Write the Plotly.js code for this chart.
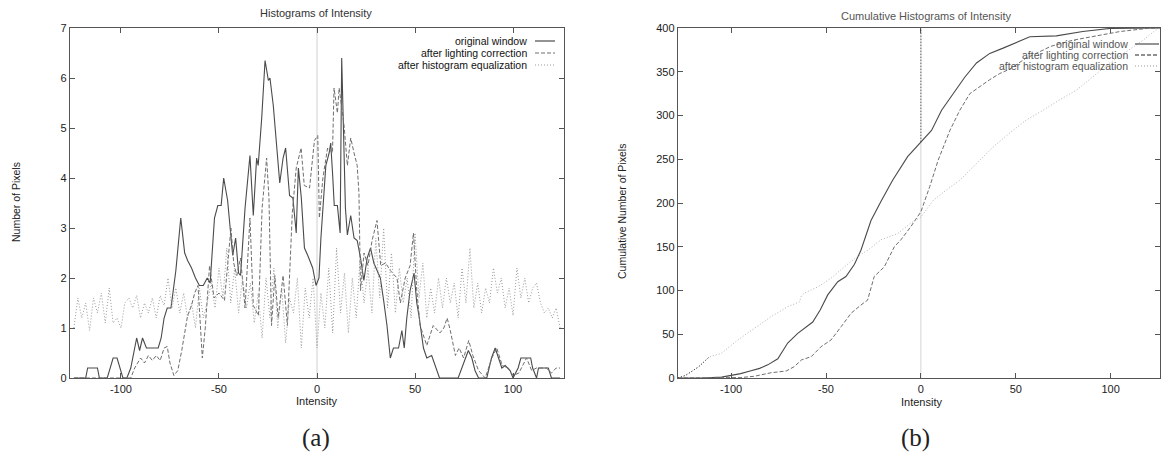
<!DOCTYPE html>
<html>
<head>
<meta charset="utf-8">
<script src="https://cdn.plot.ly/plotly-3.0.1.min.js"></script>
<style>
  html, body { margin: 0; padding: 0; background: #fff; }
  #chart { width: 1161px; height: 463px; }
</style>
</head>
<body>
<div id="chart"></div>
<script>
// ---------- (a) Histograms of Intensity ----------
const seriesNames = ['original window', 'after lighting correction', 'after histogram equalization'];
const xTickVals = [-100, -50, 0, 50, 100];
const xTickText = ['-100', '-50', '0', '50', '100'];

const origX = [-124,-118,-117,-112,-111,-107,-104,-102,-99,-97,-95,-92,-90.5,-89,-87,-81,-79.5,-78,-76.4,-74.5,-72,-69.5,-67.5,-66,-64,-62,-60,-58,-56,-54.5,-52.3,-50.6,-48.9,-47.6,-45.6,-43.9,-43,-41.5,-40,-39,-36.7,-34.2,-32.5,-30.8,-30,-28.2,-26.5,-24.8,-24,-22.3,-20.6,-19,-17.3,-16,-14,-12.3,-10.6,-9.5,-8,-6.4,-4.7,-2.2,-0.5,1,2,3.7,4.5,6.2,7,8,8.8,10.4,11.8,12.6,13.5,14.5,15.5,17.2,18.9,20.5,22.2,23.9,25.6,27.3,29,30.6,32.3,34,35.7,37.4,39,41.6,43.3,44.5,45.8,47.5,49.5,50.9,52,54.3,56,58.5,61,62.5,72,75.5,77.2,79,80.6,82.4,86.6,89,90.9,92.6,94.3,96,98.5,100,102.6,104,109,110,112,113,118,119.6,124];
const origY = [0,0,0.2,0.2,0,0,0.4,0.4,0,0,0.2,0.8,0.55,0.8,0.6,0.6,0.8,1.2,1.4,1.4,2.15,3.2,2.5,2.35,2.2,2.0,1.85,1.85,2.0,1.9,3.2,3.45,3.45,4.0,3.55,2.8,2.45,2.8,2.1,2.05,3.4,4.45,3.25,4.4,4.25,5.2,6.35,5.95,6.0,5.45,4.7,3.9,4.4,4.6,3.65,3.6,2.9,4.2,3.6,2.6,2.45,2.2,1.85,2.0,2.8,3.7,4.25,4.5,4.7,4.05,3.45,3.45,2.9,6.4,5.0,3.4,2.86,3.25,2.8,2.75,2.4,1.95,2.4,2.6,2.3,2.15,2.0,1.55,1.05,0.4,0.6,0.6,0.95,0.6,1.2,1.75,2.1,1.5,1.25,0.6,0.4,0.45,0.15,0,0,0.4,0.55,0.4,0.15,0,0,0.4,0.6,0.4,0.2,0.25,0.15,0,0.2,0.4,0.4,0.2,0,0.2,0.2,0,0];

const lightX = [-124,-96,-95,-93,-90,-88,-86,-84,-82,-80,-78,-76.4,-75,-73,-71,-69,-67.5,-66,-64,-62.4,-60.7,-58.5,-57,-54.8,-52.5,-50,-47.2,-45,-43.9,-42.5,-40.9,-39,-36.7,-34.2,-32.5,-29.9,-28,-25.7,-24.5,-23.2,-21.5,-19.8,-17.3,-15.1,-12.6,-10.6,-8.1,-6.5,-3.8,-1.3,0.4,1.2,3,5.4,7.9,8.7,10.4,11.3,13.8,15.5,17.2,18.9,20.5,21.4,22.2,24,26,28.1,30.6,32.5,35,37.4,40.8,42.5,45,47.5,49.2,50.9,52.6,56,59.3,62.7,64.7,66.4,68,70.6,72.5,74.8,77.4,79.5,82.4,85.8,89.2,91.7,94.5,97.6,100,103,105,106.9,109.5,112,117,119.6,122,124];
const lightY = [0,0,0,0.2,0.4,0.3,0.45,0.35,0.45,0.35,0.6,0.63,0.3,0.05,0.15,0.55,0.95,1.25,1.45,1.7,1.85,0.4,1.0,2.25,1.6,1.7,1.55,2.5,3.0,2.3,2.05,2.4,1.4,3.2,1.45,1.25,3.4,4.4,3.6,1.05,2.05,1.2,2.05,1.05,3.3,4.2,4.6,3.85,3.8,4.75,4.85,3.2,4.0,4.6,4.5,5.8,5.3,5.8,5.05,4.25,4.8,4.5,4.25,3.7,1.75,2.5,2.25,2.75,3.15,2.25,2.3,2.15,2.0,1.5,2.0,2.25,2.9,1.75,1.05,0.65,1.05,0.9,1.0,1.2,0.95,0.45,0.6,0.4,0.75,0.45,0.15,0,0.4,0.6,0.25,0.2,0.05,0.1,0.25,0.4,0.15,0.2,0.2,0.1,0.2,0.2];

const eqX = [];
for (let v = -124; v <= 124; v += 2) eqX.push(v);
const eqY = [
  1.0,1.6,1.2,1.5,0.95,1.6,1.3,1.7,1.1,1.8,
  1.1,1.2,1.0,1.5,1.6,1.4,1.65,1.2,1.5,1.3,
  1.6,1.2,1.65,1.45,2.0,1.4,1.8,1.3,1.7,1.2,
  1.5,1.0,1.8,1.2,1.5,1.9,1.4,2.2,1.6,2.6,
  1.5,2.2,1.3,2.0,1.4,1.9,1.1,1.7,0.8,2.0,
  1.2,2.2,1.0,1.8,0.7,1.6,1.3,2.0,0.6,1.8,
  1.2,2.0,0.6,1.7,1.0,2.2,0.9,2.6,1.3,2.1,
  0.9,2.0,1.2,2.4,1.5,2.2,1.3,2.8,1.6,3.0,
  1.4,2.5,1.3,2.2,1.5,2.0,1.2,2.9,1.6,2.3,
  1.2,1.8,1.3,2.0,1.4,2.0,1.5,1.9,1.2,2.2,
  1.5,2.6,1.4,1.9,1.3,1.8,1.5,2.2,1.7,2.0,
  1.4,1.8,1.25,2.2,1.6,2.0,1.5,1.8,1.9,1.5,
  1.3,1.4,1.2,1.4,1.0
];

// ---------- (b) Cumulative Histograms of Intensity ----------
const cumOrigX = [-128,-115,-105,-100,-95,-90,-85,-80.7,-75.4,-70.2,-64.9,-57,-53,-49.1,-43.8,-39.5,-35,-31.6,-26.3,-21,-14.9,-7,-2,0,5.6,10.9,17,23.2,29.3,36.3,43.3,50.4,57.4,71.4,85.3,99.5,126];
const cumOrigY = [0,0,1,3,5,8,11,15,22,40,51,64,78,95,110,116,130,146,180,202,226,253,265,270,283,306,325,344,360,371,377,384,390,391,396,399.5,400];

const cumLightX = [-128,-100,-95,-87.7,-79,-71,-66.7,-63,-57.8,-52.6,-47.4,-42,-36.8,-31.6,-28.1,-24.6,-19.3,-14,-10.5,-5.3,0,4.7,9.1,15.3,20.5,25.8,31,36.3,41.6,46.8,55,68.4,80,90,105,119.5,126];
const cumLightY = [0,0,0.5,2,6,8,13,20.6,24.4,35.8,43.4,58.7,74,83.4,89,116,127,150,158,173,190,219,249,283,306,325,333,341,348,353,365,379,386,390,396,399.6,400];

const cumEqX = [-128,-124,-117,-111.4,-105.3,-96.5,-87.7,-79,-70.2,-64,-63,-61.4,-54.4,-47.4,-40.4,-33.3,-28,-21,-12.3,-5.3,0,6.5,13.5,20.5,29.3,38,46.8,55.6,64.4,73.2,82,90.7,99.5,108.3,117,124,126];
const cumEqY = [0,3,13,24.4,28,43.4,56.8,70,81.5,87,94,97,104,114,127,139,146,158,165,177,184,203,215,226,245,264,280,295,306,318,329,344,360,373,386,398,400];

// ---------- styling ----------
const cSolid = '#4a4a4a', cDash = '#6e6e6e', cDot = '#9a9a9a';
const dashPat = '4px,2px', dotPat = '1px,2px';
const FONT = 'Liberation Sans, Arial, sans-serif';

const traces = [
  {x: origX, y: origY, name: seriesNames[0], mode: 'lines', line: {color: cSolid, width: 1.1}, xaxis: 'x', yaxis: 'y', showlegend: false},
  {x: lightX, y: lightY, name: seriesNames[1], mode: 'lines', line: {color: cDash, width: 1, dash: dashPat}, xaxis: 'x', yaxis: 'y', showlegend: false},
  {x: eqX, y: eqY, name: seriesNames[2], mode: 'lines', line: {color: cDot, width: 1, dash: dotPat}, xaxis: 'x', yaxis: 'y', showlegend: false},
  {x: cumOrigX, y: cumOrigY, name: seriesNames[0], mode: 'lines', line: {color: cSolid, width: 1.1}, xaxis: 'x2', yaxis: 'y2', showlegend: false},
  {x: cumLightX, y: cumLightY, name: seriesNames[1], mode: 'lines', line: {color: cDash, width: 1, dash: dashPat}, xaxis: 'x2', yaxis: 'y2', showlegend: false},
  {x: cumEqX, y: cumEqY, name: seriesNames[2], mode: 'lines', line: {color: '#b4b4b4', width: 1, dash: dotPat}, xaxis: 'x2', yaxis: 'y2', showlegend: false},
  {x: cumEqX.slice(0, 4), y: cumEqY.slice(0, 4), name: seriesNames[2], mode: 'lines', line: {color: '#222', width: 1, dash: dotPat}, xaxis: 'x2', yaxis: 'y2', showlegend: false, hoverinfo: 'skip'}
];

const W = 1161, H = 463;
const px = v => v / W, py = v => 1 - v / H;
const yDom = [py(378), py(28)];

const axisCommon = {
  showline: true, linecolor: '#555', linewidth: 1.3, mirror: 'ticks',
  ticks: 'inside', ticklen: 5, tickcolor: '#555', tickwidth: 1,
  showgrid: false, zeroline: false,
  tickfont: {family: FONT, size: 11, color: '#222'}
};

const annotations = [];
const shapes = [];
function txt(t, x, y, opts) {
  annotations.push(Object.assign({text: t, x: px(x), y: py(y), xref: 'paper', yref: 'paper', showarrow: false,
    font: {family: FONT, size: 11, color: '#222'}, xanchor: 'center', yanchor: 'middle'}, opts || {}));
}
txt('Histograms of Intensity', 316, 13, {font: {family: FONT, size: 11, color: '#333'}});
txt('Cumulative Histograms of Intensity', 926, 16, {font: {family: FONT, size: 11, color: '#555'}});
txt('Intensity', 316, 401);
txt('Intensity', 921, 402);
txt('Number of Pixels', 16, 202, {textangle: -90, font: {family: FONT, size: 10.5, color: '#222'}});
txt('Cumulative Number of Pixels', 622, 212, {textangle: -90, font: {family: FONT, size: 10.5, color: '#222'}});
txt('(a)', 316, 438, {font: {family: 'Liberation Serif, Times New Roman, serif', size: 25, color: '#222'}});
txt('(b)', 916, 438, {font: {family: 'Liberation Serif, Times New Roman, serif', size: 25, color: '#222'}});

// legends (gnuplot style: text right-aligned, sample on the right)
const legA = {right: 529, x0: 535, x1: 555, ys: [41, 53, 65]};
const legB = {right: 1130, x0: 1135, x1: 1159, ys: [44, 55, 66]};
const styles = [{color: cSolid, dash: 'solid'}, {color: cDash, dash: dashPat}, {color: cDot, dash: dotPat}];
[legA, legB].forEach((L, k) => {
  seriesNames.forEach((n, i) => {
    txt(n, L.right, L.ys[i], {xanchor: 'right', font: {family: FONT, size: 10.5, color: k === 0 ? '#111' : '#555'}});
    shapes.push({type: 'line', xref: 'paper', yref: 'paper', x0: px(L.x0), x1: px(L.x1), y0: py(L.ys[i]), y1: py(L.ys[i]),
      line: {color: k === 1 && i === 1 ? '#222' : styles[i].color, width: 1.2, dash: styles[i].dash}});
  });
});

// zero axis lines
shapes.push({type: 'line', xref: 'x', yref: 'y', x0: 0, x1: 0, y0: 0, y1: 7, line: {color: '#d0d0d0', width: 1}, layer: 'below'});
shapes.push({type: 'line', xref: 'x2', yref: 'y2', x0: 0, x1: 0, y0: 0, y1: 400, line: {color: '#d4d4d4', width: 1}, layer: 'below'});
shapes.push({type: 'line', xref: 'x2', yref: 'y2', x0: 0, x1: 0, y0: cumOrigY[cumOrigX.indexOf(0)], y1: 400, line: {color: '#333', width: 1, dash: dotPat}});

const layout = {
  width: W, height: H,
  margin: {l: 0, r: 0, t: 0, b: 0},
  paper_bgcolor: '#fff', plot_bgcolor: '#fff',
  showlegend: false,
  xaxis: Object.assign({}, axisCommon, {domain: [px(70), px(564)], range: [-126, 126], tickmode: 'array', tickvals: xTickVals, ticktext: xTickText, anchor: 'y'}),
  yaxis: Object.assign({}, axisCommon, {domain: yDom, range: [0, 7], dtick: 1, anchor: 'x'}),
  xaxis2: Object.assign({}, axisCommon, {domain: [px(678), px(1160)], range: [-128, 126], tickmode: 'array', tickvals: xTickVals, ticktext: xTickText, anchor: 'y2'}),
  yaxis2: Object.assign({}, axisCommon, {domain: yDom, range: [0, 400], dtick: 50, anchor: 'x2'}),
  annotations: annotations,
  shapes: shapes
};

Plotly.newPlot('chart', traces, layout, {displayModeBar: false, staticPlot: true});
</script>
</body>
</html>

TASK OBJECTIVE:
Write out, word for word, the lines from the start of the data through the one holding "const xTickText = ['-100', '-50', '0', '50', '100'];". Omit pictures.

TASK RESULT:
Write the Plotly.js code for this chart.
<!DOCTYPE html>
<html>
<head>
<meta charset="utf-8">
<script src="https://cdn.plot.ly/plotly-3.0.1.min.js"></script>
<style>
  html, body { margin: 0; padding: 0; background: #fff; }
  #chart { width: 1161px; height: 463px; }
</style>
</head>
<body>
<div id="chart"></div>
<script>
// ---------- (a) Histograms of Intensity ----------
const seriesNames = ['original window', 'after lighting correction', 'after histogram equalization'];
const xTickVals = [-100, -50, 0, 50, 100];
const xTickText = ['-100', '-50', '0', '50', '100'];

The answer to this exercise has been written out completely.